Under recharge magic rules, you incur a cool down on a sphere whenever you use an ability from that sphere that would cost a spell point. You cannot use any ability from a sphere that would cost a spell point while that sphere is on cool down. The default cool down duration is 1d4+1 rounds per spell point that would normally be spent, but you can cast at a lower caster level for a shorter cool down (CL-4 is 1d4 rounds). You also gain a quarter of the normal spell point pool that you can use to avoid or reduce cool downs.

He'll have Creation (material focus: ice), Destruction (energy focus: cold, initially shape focus: shape blast), Light, Protection (luminous), Telekinesis (limited telekinesis: ice), Time (decelerator), Warp (limited Warp: ice), and Weather (focused weather: cold). His main three spheres will be Creation, Destruction, and Warp.

I'm creating him as a home brewed CG white dragon where I traded in the breath weapon, magical and supernatural abilities, and spellcasting in exchange for full spherecasting. He was raised not knowing about his talent for magic. Only recently had he discovered his capacity for magic, and has yet to find someone willing to give him proper training.

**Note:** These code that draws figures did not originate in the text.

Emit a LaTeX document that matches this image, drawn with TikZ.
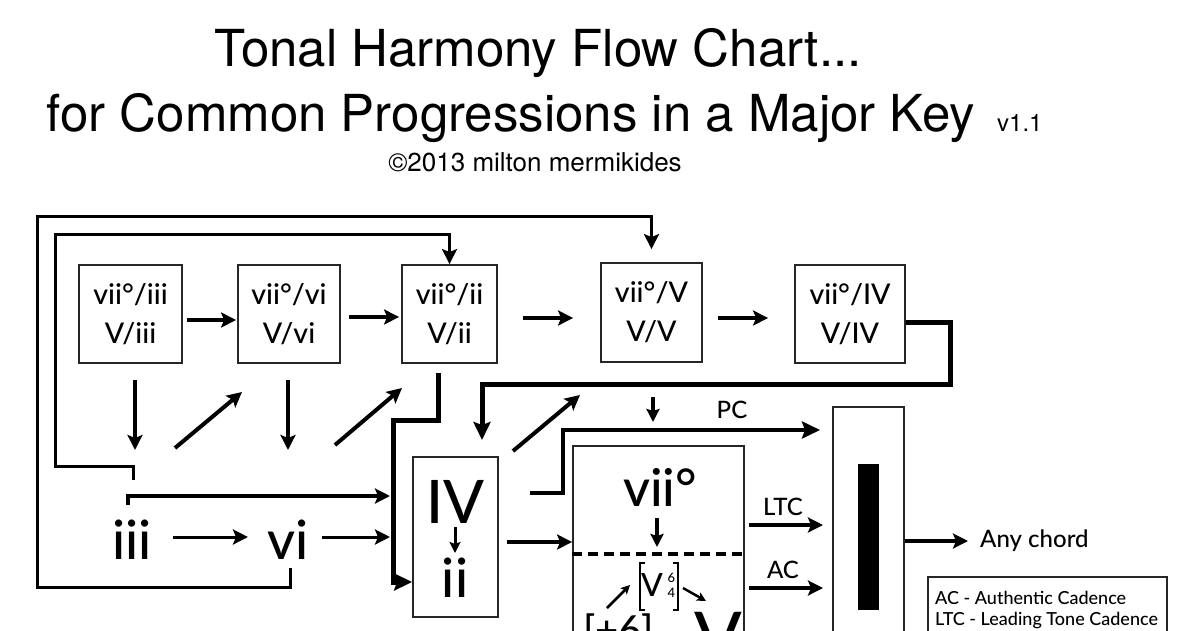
\documentclass[tikz,border=0pt]{standalone}
\usepackage{fontspec}
\setmainfont{Lato Medium}
\newfontfamily\titlefont{TeX Gyre Heros}
\usetikzlibrary{arrows.meta}
\newcommand\myfs[2]{\fontsize{#1}{#2}\selectfont}
\begin{document}
\begin{tikzpicture}[x=1pt,y=-1pt,
  box/.style={draw=black!85, line width=1.8pt, inner sep=0pt, align=center, font=\myfs{28.5}{39}},
  headA/.style={-{Stealth[length=15pt,width=15pt,inset=3pt]}},
  headB/.style={-{Stealth[length=18pt,width=17pt,inset=3pt]}},
  headC/.style={-{Stealth[length=9pt,width=9pt,inset=2pt]}},
  arr/.style={line width=4pt, headA},
  loopl/.style={line width=3pt},
  heavy/.style={line width=5pt},
  big/.style={inner sep=0pt},
  lbl/.style={inner sep=0pt, font=\myfs{24}{24}},
  titletext/.style={inner sep=0pt, font=\titlefont\myfs{51}{51}}
]
\useasboundingbox (0,0) rectangle (1200,630);
\clip (0,0) rectangle (1200,630);

% titles
\node[titletext, anchor=base] (t1) at (538,66) {Tonal Harmony Flow Chart...};
\node[titletext, anchor=base] (t2) at (511,131) {for Common Progressions in a Major Key};
\node[inner sep=0pt, anchor=base west, font=\titlefont\myfs{24}{24}] (ver) at (997,131) {v1.1};
\node[inner sep=0pt, anchor=base, font=\titlefont\myfs{26}{26}] (cr) at (535,171) {©2013 milton mermikides};

% top row boxes
\node[box, minimum width=103pt, minimum height=98pt] (b1) at (130.5,314) {vii°/iii\\V/iii};
\node[box, minimum width=102pt, minimum height=98pt] (b2) at (289,314) {vii°/vi\\V/vi};
\node[box, minimum width=95pt, minimum height=98pt] (b3) at (449.5,314) {vii°/ii\\V/ii};
\node[box, minimum width=101pt, minimum height=99pt] (b4) at (651.5,312.5) {vii°/V\\V/V};
\node[box, minimum width=110pt, minimum height=98pt] (b5) at (850,314) {vii°/IV\\V/IV};

\draw[arr, shorten <=4pt, shorten >=1pt] ([yshift=-6pt]b1.east) -- ([yshift=-6pt]b2.west);
\draw[arr, shorten <=8pt, shorten >=2pt] ([yshift=-3pt]b2.east) -- ([yshift=-3pt]b3.west);
\draw[arr, shorten <=25pt, shorten >=27pt] ([yshift=-4pt]b3.east) -- ([yshift=-5.5pt]b4.west);
\draw[arr, shorten <=15pt, shorten >=26pt] ([yshift=-5.5pt]b4.east) -- ([yshift=-4pt]b5.west);

% iii and vi
\node[big, font=\myfs{54}{54}] (iii) at (132,540) {iii};
\node[big, font=\myfs{54}{54}] (vi) at (288,540) {vi};

% second row arrows
\coordinate (d1s) at (135,380); \coordinate (d1e) at (135,450);
\coordinate (u1s) at (175,448); \coordinate (u1e) at (242,392);
\coordinate (d2s) at (288,380); \coordinate (d2e) at (288,450);
\coordinate (u2s) at (335,445); \coordinate (u2e) at (402,388);
\coordinate (u3s) at (513,451); \coordinate (u3e) at (580,395);
\draw[arr] (d1s) -- (d1e);
\draw[arr] (u1s) -- (u1e);
\draw[arr] (d2s) -- (d2e);
\draw[arr] (u2s) -- (u2e);
\draw[arr] (u3s) -- (u3e);

% loops
\coordinate (o0) at (290,568);
\draw[loopl, headA, shorten >=13pt] (o0) -- (290,587) -- (37,587) -- (37,216) -| (b4.north);
\coordinate (i0) at (133,480);
\draw[loopl, headA] (i0) -- (133,466) -- (55,466) -- (55,234) -| (b3.north);

% iii to IV
\coordinate (j0) at (128,505);
\coordinate (j1) at (390,496);
\draw[loopl, line width=3.5pt, headA] (j0) |- (j1);
\coordinate (k0) at (173,537); \coordinate (k1) at (248,537);
\draw[line width=3pt, headA] (k0) -- (k1);
\coordinate (k2) at (322,537); \coordinate (k3) at (390,537);
\draw[line width=3pt, headA] (k2) -- (k3);

% IV / ii box
\node[box, minimum width=85pt, minimum height=160pt] (IVbox) at (455.5,537) {};
\node[big, font=\myfs{60}{60}] (IV) at (455,502) {IV};
\node[big, font=\myfs{54}{54}] (ii) at (455,578) {ii};
\draw[line width=3pt, -{Stealth[length=11pt,width=11pt,inset=2pt]}] (455,527) -- (455,553);

% from vii/ii down to ii
\coordinate (m0) at (438,373);
\draw[heavy, headB] (m0) -- (438,420) -- (393,420) -- (393,582) -- (IVbox.west |- 0,582);

% from vii/IV to IV box
\draw[heavy, headB] (b5.east |- 0,322) -- (950,322) -- (950,384) -- (482,384) -- (482,440);

% vii box
\node[box, minimum width=171pt, minimum height=204pt] (viibox) at (658.5,548) {};
\node[big, font=\myfs{52}{52}] (vii) at (660,487) {vii°};
\draw[line width=3.5pt, -{Stealth[length=13pt,width=13pt,inset=2pt]}] (657,518) -- (657,547);
\draw[line width=4pt, dash pattern=on 10pt off 6pt] (viibox.west |- 0,554) -- (viibox.east |- 0,554);

% V 6 4
\node[big, font=\myfs{32}{32}] (V64) at (652,585) {V};
\node[big, align=center, font=\myfs{13}{15}] (sixfour) at (671.5,585.5) {6\\4};
\draw[line width=2pt] (645,563) -- (640,563) -- (640,610) -- (645,610);
\draw[line width=2pt] (673,563) -- (678,563) -- (678,610) -- (673,610);
\draw[line width=2.5pt, headC] (607,608) -- (630,585);
\draw[line width=2.5pt, headC] (683,588) -- (706,601);
\node[big, anchor=north west, font=\myfs{40}{40}] (aug) at (583,614) {[+6]};
\node[big, anchor=north, font=\myfs{70}{70}] (Vbig) at (718,612) {V};

% IV box -> vii box
\draw[arr, line width=3.5pt] (507,542) -- (viibox.west |- 0,542);

% PC
\node[lbl] (pc) at (732,410) {PC};
\draw[line width=3.5pt, -{Stealth[length=13pt,width=13pt,inset=2pt]}] (653,397) -- (653,422);
\draw[heavy, line width=4.5pt, headB] (530,493) -- (563,493) -- (563,430) -- (820,430);

% LTC / AC
\node[lbl] (ltc) at (783,507) {LTC};
\node[lbl] (ac) at (783,570) {AC};
\draw[arr] (viibox.east |- 0,525) ++(4,0) -- (823,525);
\draw[arr] (viibox.east |- 0,588) ++(4,0) -- (823,588);

% tall box
\node[box, minimum width=71pt, minimum height=243pt] (tall) at (868.5,528.5) {};
\fill (858,464) rectangle (879,610);

% any chord
\node[lbl, anchor=west] (any) at (980,541) {Any chord};
\draw[arr] (tall.east |- 0,541) -- (968,541);

% legend
\node[box, minimum width=239pt, minimum height=73pt] (leg) at (1047.5,613.5) {};
\node[inner sep=0pt, anchor=base west, font=\myfs{18}{21}] (l1) at (935,604) {AC - Authentic Cadence};
\node[inner sep=0pt, anchor=base west, font=\myfs{18}{21}] (l2) at (935,625) {LTC - Leading Tone Cadence};
\end{tikzpicture}
\end{document}
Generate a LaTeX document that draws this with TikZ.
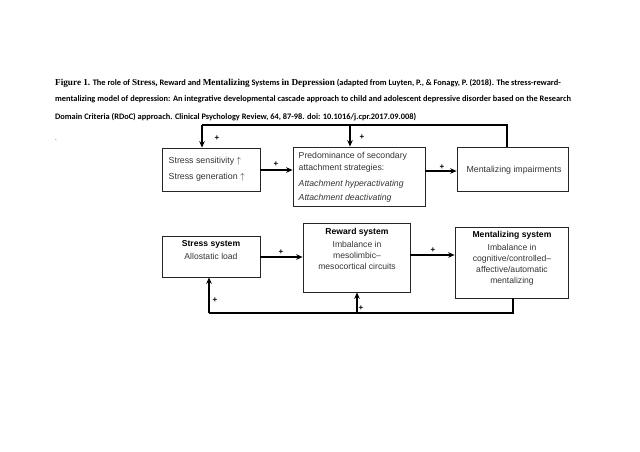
\documentclass[tikz,border=0pt]{standalone}
\usepackage{fontspec}
\setmainfont{Liberation Sans}
\newfontfamily\capfont{Carlito}
\newfontfamily\serfont{Liberation Serif}
\usetikzlibrary{arrows.meta}
\definecolor{txtgray}{HTML}{333333}
\tikzset{
  box/.style={draw=black!85, line width=0.7pt, rectangle, inner sep=0pt},
  arr/.style={line width=1.6pt, -{Stealth[length=6.5pt,width=5.5pt]}},
  conn/.style={line width=1.6pt},
  plus/.style={font=\fontsize{8}{8}\selectfont\bfseries, inner sep=0pt},
  captxt/.style={anchor=base west, inner sep=0pt, font=\capfont\bfseries\fontsize{8.35}{9}\selectfont},
  btxt/.style={font=\fontsize{8.6}{11}\selectfont, text=txtgray, inner sep=0pt},
}
\newcommand{\serw}[1]{{\serfont\fontsize{9.2}{10}\selectfont #1}}
\begin{document}
\begin{tikzpicture}[x=1pt,y=-1pt]
\useasboundingbox (0,0) rectangle (640,452);
% caption
\node[captxt] (cap1) at (55,85) {\serw{Figure 1.} The role of \serw{Stress,} Reward and \serw{Mentalizing} Systems \serw{in Depression} (adapted from Luyten, P., \& Fonagy, P. (2018). The stress-reward-};
\node[captxt] (cap2) at (55,102) {mentalizing model of depression: An integrative developmental cascade approach to child and adolescent depressive disorder based on the Research};
\node[captxt] (cap3) at (55,119) {Domain Criteria (RDoC) approach. Clinical Psychology Review, 64, 87-98. doi: 10.1016/j.cpr.2017.09.008)};
\node[inner sep=0pt, font=\capfont\fontsize{5}{6}\selectfont] (dot) at (56,140.5) {-};
% top row boxes
\node[box, minimum width=98pt, minimum height=43pt] (b1) at (211,169.5) {};
\node[box, minimum width=132pt, minimum height=59pt] (b2) at (359,176.5) {};
\node[box, minimum width=111pt, minimum height=44pt] (b3) at (512.5,169) {};
\node[btxt, anchor=west, align=left, font=\fontsize{8.8}{16}\selectfont] (t1) at (168.5,169) {Stress sensitivity $\uparrow$\\Stress generation $\uparrow$};
\node[btxt, anchor=west, align=left, font=\fontsize{8.7}{12.5}\selectfont] (t2) at (298.5,177) {Predominance of secondary\\attachment strategies:\\[3pt]\textit{Attachment hyperactivating}\\[2pt]\textit{Attachment deactivating}};
\node[btxt, font=\fontsize{8.8}{11}\selectfont] (t3) at (514,170) {Mentalizing impairments};
% bottom row boxes
\node[box, minimum width=98pt, minimum height=41pt] (sa) at (211,256.5) {};
\node[box, minimum width=107pt, minimum height=69pt] (sb) at (356.5,257.5) {};
\node[box, minimum width=113pt, minimum height=71pt] (sc) at (511.5,262.5) {};
\node[btxt, anchor=north, align=center] (ta) at (211,240.5) {\textcolor{black}{\textbf{Stress system}}\\[1.5pt]Allostatic load};
\node[btxt, anchor=north, align=center] (tb) at (357,228.5) {\textcolor{black}{\textbf{Reward system}}\\[1.5pt]Imbalance in\\mesolimbic--\\mesocortical circuits};
\node[btxt, anchor=north, align=center] (tc) at (512,231.5) {\textcolor{black}{\textbf{Mentalizing system}}\\[1.5pt]Imbalance in\\cognitive/controlled--\\affective/automatic\\mentalizing};
% top connectors
\coordinate (tr) at (507,125);
\coordinate (tl) at (202,125);
\coordinate (tm) at (350,125);
\draw[conn] (b3.north -| tr) -- (tr) -- (tl);
\draw[arr] (tl) -- (tl |- b1.north);
\draw[arr] (tm) -- (tm |- b2.north);
\coordinate (h1) at (0,170);
\coordinate (h2) at (0,171);
\draw[arr] (b1.east |- h1) -- (b2.west |- h1);
\draw[arr] (b2.east |- h2) -- (b3.west |- h2);
% bottom connectors
\coordinate (br) at (513,313);
\coordinate (bl) at (209,313);
\coordinate (bm) at (357,313);
\draw[conn] (sc.south -| br) -- (br) -- (bl);
\draw[arr] (bl) -- (bl |- sa.south);
\draw[arr] (bm) -- (bm |- sb.south);
\coordinate (h3) at (0,257);
\coordinate (h4) at (0,255);
\draw[arr] (sa.east |- h3) -- (sb.west |- h3);
\draw[arr] (sb.east |- h4) -- (sc.west |- h4);
% plus labels
\node[plus] (p1) at (217,138) {+};
\node[plus] (p2) at (362,137) {+};
\node[plus] (p3) at (276,164) {+};
\node[plus] (p4) at (442,167) {+};
\node[plus] (p5) at (215,300) {+};
\node[plus] (p6) at (361,308) {+};
\node[plus] (p7) at (281,252) {+};
\node[plus] (p8) at (433,250) {+};
\end{tikzpicture}
\end{document}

Looking back on the tradition, I have come up with the following:

Drawbacks: Verbal Casting, Somatic Casting (1), Emotional Casting, Focus Casting (amulet), Magical Signs (cold, Aurora Borealis, and telegraphing), 100% Wild Magic Chance (worth 2 drawbacks)

Boons: Embodiment (ice), +5 to concentration checks

Does this look alright?

Casting Traditions are nothing if not flexible - if that's what you want, then you're good. XD Math seems to work out - four points for two boons and another three points for the cooldown reductions.

I was kind of conscerned about whether a 100% wild magic chance is bad enough to have it be worth two drawbacks or if the +5 to concentration checks should only cost two drawbacks.

Wild magic feats double the chance every one you use, so you'd go 10% (base) -> 20% -> 40% -> 80% -> 160%. If you take the 80%, thats the base 10% and 3 increases or 3 feats. I'd say thats worth 4 total drawbacks.

+5 concentration should honestly be higher unless if it +5 to all concentration. +4 while casting defensively (the most common), is a feat. The Boon "Bound Creature" is basically an animal companion, which is technically three feats. A prerequisite of a skill feat, getting the actual animal at your character level -3, then Boon companion to bring it up to level. (This also discounts that the Conjuration sphere is much stronger than any animal companion).

+5 to concentration checks is fine, +5 to casting defensively should be bumped up more.